━━━ INPUT RECORDS ━━━
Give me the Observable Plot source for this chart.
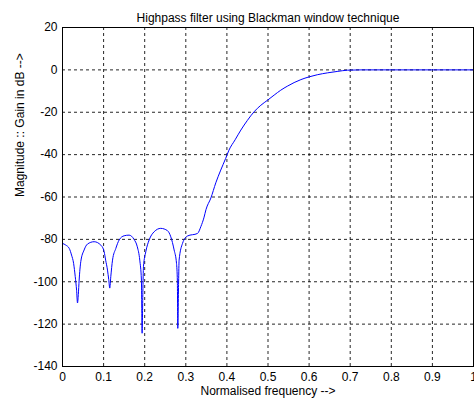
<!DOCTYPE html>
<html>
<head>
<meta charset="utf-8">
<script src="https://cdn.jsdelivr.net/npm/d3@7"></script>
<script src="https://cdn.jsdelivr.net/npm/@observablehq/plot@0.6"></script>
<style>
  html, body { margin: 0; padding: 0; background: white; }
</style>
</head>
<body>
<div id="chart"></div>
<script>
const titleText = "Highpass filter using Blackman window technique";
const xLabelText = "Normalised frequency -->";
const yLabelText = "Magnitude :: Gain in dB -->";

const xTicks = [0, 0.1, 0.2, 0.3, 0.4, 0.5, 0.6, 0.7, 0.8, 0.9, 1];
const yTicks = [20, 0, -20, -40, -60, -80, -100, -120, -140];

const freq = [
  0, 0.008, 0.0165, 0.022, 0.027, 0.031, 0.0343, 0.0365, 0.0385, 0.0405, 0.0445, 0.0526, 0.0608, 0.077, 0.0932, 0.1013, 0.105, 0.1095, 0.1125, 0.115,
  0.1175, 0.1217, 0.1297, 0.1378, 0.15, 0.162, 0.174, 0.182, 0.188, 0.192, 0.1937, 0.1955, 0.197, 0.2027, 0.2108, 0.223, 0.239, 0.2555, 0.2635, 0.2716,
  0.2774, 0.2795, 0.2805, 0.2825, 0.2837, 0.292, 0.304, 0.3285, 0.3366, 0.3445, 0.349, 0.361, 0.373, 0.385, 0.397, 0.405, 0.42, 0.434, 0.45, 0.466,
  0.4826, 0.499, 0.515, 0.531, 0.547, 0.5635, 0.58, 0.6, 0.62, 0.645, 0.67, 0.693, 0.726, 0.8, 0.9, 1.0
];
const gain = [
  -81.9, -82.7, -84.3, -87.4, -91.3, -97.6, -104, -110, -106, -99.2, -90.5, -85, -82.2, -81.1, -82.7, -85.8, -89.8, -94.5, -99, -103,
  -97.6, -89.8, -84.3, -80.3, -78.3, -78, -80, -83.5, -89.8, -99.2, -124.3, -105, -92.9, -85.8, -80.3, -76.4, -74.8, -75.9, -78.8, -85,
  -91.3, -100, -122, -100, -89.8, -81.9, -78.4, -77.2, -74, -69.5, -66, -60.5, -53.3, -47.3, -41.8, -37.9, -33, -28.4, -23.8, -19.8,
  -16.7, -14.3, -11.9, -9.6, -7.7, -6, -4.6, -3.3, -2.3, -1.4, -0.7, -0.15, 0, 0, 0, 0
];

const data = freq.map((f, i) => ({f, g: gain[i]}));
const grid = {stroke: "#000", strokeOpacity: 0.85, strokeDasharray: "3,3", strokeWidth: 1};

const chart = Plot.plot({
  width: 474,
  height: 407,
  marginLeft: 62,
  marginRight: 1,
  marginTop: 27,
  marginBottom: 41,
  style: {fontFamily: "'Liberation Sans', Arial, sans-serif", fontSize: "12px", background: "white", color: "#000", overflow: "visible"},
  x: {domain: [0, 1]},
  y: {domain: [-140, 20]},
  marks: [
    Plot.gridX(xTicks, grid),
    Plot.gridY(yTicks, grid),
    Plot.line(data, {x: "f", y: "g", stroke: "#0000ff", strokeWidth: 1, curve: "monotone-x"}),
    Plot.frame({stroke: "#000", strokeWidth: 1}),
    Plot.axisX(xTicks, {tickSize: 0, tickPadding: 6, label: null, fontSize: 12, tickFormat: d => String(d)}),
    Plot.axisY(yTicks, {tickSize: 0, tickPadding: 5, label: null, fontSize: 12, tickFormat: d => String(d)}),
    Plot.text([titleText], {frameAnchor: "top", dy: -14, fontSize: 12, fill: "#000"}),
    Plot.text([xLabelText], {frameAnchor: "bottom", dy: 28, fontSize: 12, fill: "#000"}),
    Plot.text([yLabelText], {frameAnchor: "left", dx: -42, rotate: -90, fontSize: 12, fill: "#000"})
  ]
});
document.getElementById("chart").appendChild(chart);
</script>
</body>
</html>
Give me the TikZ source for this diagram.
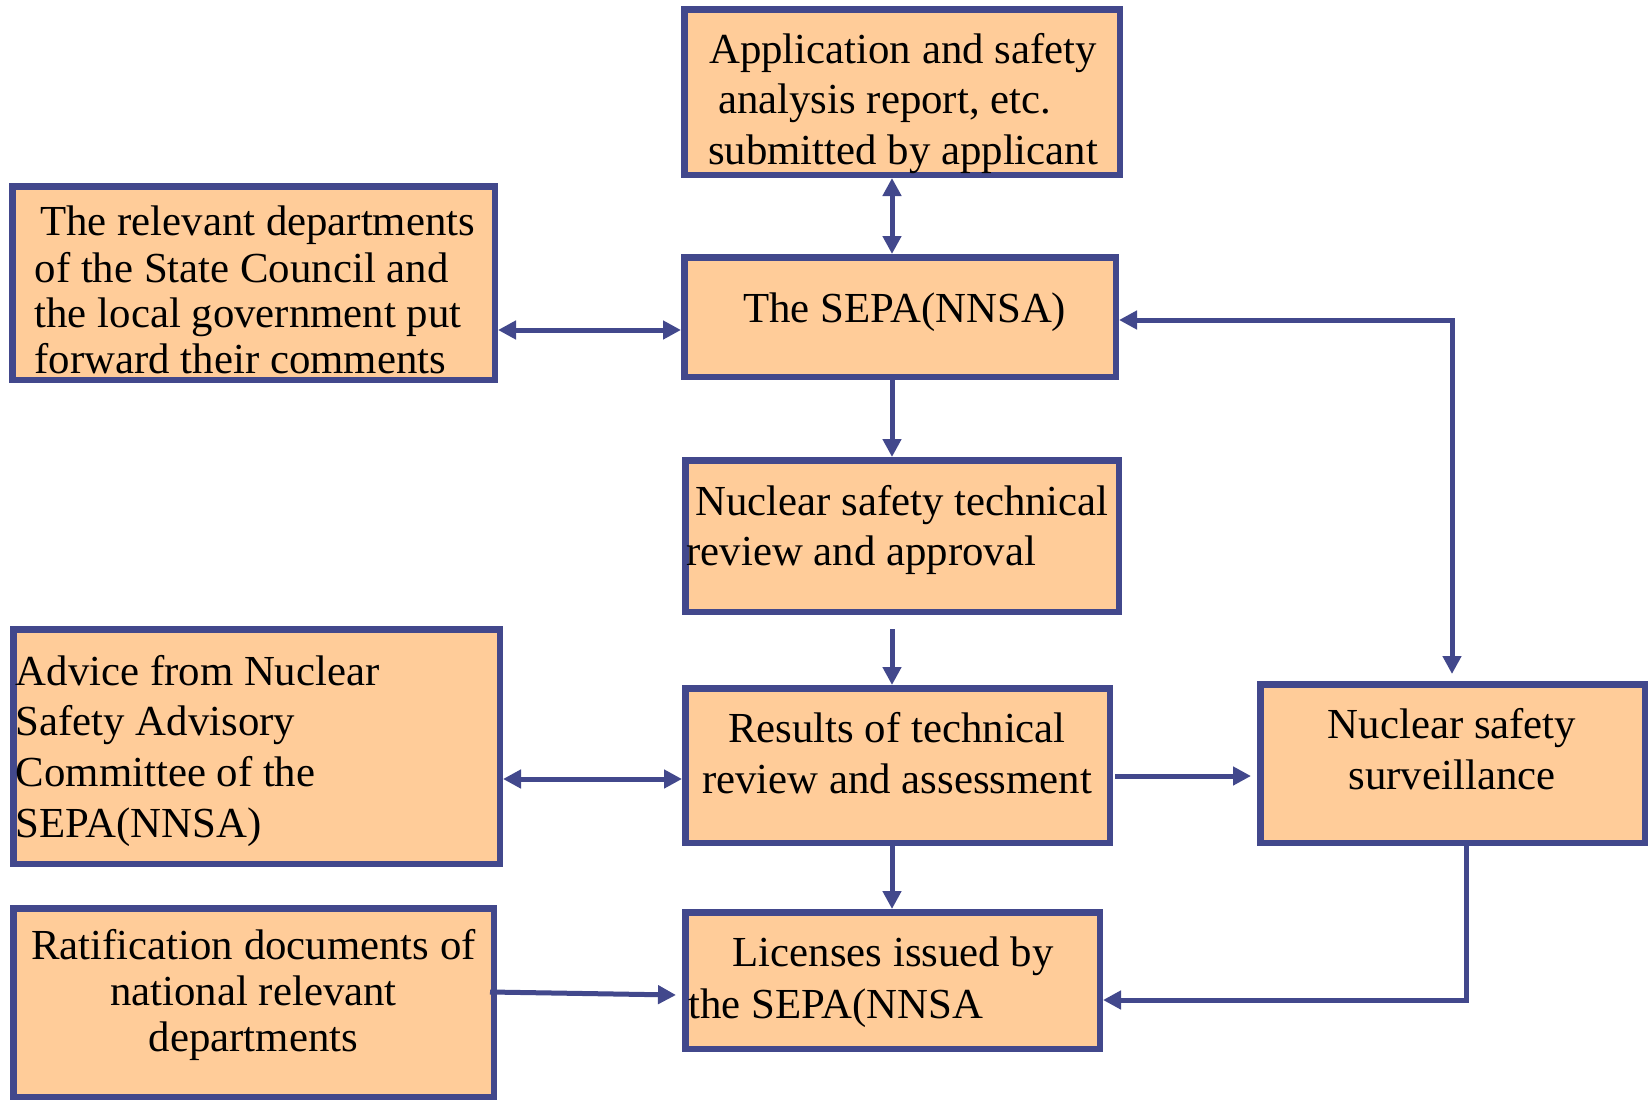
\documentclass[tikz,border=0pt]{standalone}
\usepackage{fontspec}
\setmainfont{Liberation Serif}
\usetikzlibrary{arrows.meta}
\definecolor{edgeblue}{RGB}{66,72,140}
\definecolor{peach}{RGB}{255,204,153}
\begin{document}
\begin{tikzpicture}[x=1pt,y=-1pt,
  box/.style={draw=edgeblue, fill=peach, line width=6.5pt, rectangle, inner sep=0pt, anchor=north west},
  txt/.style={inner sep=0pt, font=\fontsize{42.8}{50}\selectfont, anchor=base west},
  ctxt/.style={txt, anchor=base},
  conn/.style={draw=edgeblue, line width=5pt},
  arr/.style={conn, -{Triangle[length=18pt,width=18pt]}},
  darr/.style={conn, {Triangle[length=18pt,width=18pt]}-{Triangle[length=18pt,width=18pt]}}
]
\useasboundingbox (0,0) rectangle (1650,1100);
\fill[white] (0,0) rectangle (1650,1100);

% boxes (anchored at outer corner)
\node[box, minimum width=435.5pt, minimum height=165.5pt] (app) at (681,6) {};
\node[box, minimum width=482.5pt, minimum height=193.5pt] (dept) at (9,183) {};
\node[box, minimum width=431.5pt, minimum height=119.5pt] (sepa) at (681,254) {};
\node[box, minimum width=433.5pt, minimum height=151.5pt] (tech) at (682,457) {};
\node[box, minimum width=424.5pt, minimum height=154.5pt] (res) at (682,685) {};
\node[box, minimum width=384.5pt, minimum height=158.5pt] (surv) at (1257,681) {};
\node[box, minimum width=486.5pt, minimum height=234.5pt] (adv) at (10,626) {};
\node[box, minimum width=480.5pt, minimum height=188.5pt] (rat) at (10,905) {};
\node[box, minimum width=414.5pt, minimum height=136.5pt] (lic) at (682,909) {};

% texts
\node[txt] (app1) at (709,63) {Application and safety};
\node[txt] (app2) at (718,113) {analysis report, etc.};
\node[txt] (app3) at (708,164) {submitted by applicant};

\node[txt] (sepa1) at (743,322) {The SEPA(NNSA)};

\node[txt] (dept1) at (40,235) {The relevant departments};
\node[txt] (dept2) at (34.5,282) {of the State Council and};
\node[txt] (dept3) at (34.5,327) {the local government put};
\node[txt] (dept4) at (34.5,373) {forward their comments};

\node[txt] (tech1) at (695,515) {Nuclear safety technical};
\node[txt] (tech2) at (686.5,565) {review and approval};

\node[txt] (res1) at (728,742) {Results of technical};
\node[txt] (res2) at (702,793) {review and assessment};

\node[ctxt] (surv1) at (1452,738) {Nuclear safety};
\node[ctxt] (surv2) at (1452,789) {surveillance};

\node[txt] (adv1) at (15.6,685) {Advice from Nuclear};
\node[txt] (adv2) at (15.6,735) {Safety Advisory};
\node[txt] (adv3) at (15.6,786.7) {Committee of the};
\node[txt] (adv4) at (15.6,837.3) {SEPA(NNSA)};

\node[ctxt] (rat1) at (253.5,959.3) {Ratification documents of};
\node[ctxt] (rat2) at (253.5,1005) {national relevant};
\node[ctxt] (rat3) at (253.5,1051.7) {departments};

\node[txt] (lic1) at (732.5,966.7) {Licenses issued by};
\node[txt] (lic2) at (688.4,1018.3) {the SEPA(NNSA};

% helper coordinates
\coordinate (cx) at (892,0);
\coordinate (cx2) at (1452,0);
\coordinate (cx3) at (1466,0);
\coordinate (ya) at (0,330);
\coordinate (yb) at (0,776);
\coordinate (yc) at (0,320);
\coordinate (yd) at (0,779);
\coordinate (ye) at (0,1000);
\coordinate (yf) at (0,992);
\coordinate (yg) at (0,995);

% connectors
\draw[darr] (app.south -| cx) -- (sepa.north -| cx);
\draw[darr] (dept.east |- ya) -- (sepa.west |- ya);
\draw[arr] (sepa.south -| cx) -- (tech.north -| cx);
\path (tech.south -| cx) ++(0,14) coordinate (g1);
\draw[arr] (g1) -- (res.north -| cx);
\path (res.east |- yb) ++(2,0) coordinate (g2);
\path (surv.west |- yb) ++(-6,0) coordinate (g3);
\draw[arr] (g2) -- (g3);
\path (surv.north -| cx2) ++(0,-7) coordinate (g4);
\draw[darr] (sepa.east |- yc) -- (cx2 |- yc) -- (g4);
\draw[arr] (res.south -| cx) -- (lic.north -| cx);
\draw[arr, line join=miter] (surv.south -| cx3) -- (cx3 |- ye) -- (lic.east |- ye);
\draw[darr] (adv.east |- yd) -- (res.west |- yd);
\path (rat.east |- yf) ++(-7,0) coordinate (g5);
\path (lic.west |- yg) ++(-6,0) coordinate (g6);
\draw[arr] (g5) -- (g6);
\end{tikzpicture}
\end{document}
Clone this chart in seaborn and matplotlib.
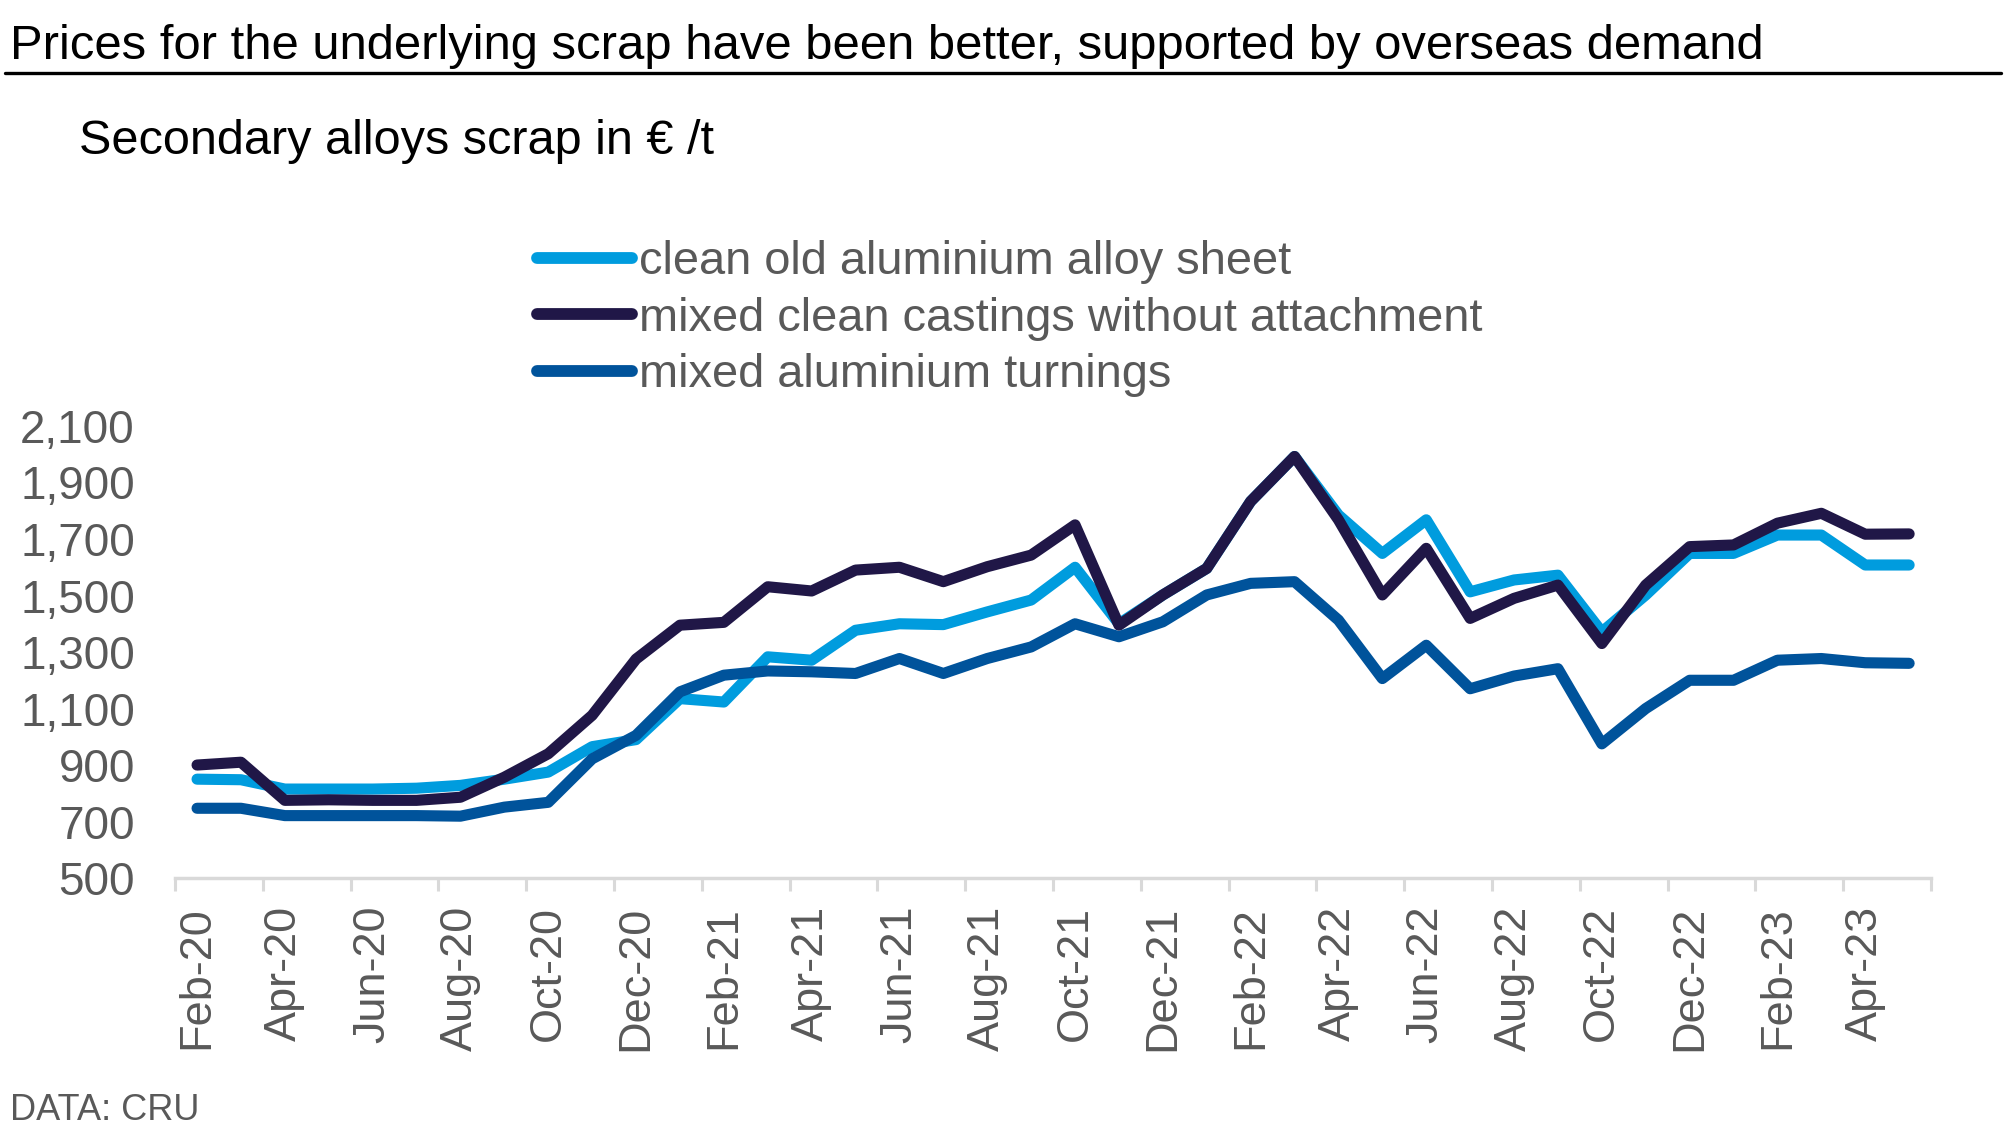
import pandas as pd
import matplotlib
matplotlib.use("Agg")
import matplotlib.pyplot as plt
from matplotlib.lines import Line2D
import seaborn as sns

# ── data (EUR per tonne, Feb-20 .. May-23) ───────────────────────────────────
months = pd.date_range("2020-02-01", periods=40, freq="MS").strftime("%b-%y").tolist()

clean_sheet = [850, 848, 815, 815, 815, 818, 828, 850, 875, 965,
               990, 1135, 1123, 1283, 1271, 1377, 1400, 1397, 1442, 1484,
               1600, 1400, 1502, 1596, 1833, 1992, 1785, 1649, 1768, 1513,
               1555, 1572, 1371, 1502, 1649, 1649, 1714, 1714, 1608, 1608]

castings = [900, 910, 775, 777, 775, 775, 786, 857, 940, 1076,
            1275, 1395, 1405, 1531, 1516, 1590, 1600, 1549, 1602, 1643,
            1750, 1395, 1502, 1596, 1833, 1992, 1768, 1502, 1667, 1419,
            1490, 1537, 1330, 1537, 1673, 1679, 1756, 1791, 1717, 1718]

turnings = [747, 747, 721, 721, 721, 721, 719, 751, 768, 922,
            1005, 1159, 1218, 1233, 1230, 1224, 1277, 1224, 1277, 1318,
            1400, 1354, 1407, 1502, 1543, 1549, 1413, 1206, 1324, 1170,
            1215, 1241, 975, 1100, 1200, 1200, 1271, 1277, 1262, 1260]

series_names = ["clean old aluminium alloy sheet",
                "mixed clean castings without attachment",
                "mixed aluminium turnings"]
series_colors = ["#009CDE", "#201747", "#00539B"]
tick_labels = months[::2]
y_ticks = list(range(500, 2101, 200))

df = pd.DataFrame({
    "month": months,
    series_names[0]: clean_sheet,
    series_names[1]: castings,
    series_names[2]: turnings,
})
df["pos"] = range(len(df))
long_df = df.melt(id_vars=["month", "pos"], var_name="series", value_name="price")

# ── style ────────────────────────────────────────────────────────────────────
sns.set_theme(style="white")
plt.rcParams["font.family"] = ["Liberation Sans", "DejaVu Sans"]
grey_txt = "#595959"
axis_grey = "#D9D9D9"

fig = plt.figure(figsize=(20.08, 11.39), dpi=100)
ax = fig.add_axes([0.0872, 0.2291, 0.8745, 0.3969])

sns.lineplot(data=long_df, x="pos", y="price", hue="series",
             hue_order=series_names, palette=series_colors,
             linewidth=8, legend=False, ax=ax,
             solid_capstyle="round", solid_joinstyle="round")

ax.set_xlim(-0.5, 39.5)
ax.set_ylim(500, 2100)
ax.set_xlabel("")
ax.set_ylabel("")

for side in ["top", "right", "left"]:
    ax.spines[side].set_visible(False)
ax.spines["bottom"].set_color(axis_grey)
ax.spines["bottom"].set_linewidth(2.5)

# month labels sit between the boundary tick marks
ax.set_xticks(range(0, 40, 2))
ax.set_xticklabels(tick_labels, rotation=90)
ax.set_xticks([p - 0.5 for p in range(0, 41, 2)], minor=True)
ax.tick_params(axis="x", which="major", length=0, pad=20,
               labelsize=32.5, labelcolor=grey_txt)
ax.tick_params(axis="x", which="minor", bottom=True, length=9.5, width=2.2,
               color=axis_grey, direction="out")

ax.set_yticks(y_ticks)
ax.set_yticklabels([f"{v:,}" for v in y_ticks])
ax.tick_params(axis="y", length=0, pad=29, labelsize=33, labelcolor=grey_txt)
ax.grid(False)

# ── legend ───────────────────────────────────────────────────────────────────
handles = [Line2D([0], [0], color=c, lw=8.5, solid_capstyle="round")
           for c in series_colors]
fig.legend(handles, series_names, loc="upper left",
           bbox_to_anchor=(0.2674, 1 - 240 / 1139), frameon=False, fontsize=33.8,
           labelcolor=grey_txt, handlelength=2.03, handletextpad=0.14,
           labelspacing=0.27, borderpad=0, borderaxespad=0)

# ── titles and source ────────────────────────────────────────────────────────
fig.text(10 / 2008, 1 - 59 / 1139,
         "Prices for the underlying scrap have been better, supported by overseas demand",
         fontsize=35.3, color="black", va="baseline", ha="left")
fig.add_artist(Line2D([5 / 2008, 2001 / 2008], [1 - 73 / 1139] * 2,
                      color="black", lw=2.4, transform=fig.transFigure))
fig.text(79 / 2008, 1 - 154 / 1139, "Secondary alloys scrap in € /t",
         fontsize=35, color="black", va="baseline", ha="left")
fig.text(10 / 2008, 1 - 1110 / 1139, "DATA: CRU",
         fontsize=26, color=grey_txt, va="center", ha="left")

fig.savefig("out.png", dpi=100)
━━━
▶ **INSTRUCTIONS TO FOLLOW**
Take the records above from their first line through the line with "-100, -120, -140];" and set those lines down word for word, minus the pictures.

▶ **TASK ANSWER**
Give me the Observable Plot source for this chart.
<!DOCTYPE html>
<html>
<head>
<meta charset="utf-8">
<script src="https://cdn.jsdelivr.net/npm/d3@7"></script>
<script src="https://cdn.jsdelivr.net/npm/@observablehq/plot@0.6"></script>
<style>
  html, body { margin: 0; padding: 0; background: white; }
</style>
</head>
<body>
<div id="chart"></div>
<script>
const titleText = "Highpass filter using Blackman window technique";
const xLabelText = "Normalised frequency -->";
const yLabelText = "Magnitude :: Gain in dB -->";

const xTicks = [0, 0.1, 0.2, 0.3, 0.4, 0.5, 0.6, 0.7, 0.8, 0.9, 1];
const yTicks = [20, 0, -20, -40, -60, -80, -100, -120, -140];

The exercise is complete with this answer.